In early 2020, the website attained greater popularity due to hosting statistics relating to the COVID-19 pandemic.

==History==
The website was founded by Andrey Alimetov, a Russian immigrant to the United States, in 2004. In 2011, it was voted as one of the best free reference websites by the American Library Association.

This site changed its name from "Worldometers" to "Worldometer" in January 2020 and announced that it would migrate to the singular domain name.

===COVID-19 pandemic===
In early 2020, the website gained popularity during the COVID-19 pandemic. It came under cyber attack in March 2020. The site was hit with a DDoS attack, and was then hacked a few days later, resulting in incorrect information being shown on its COVID-19 statistics page for approximately 20 minutes. The hacked site showed a dramatic rise in COVID-19 cases in Vatican City, which caused panic among some users of social media. The Spanish government used its figures to claim that it had carried out more tests than all but four other countries. Worldometers' COVID-19 figures have also been cited by Financial Times, The New York Times, The Washington Post, CNN, and Rede Globo.

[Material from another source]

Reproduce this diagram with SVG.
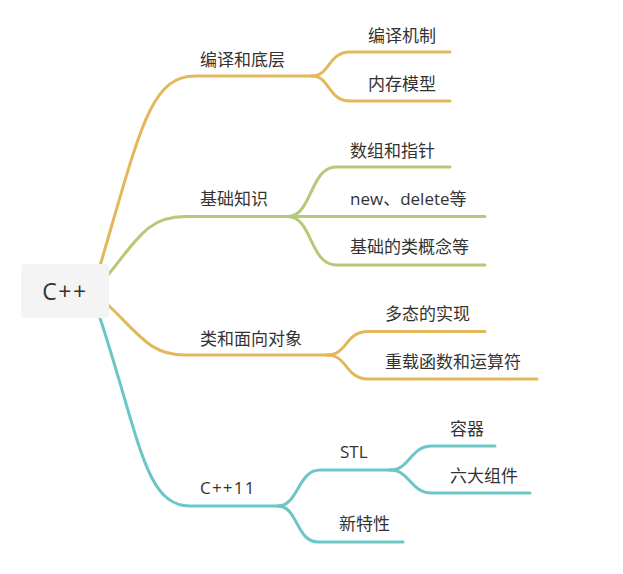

Worldometer has faced some criticism over transparency of ownership, lack of citations to data sources, and unreliability of its COVID-19 statistics and live rankings.

In April 2020, editors of the English Wikipedia decided that Worldometer's COVID-19 figures are often unreliable and should not be cited in any pages related to the pandemic.

==Reception==
Edouard Mathieu, the data manager of Our World in Data, stated that "Their main focus seems to be having the latest number [of COVID-19 cases] wherever it comes from, whether it's reliable or not, whether it's well-sourced or not."

Virginia Pitzer, a Yale University epidemiologist, said that the site is "legitimate", but flawed, inconsistent, and containing errors.

According to Axios, at the peak of user interest, the website was the #28 most visited website in the world in April 2020. A plurality (25.8%) of visitors came from the United States, followed by Japan (17.9%), India (8.67%), the United Kingdom (6.6%), South Korea (5.8%), Canada (5.18%), Germany (3.13%), Australia (2.49%), Poland (2.18%), France (1.73%), Turkey (1.66%), Brazil (1.65%) and Argentina (1.52%).

By March 2023, according to traffic data from Similarweb, Worldometer had dropped to the 5,963rd global place.